WASHINGTON -- U.S. students have better access to computers than students in virtually all other industrialized countries, a new report says.
And girls in the United States say they're comfortable with technology more often than girls in other countries do, according to the report.
But it also suggests that the nation is divided into high and low achievers in a way several other nations are not.
Issued Tuesday by the Paris-based Organization for Economic Cooperation and Development, the annual report says each school computer is shared, on average, by five students in the United States; in other OECD countries, the average is 13 students per computer.
Among 16 OECD countries with comparable data, U.S. 15-year-old girls are the most comfortable with computers -- 88 percent say they're comfortable or very comfortable, compared with 70 percent, on average, in other countries.
The report also says the United States is in the top tier on a list of 32 countries for its percentage of 15-year-olds with "top-level literacy skills" -- students who are among the best in the world at understanding complex texts, evaluating information and drawing on specialized knowledge. But the report warns that enough students are doing poorly in the United States that they bring the nation's level down considerably.
About 12 percent of U.S. 15-year-olds are "top-level," 2 percentage points more than the international average, the study said. Only six other countries have a higher percentage of top students: Australia, Canada, Finland, Ireland, New Zealand and the United Kingdom.
If the number of low-performing 15-year-olds is added, though, the United States begins to look average.
About 6 percent of American students are "below basic," unable to do all but the most basic work. That's about the same as most other industrialized countries and puts the United States' achievement data squarely in the middle of the pack.

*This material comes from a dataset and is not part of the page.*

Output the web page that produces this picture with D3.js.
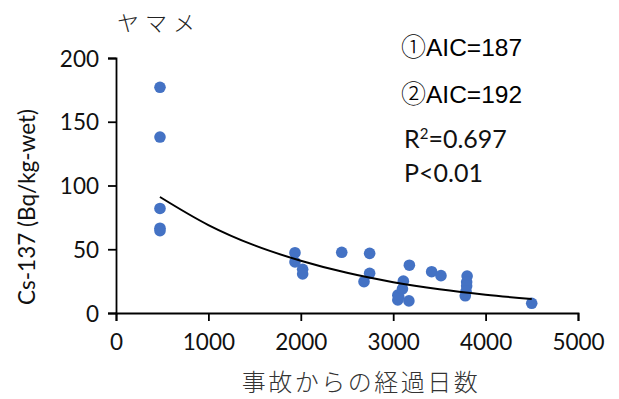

"It's only on average that you're doing average," said Barry McGaw, an Australian educational psychologist and OECD's director for education. He said well-financed suburban schools in the United States, for instance, are producing excellent students.
"At the top end, you're doing quite well," he said.
The study said countries such as Japan, Korea, Iceland and Finland have done a better job overcoming poor students' hardships. In those countries, poverty is less likely to accompany low school achievement.
It also found that U.S. teachers spend hundreds of hours more than the average in front of students each year than teachers in other countries.
This year's OECD "Education at a Glance" report also found that:
* Mid-career U.S. teachers, with an average $40,037 salary, rank eighth among 27 countries with comparable data, but the United States ranks 22nd when teacher salaries are compared to gross domestic product.
* Twenty-four percent of U.S. 15-year-olds said students don't listen to what the teacher says, average compared with other countries.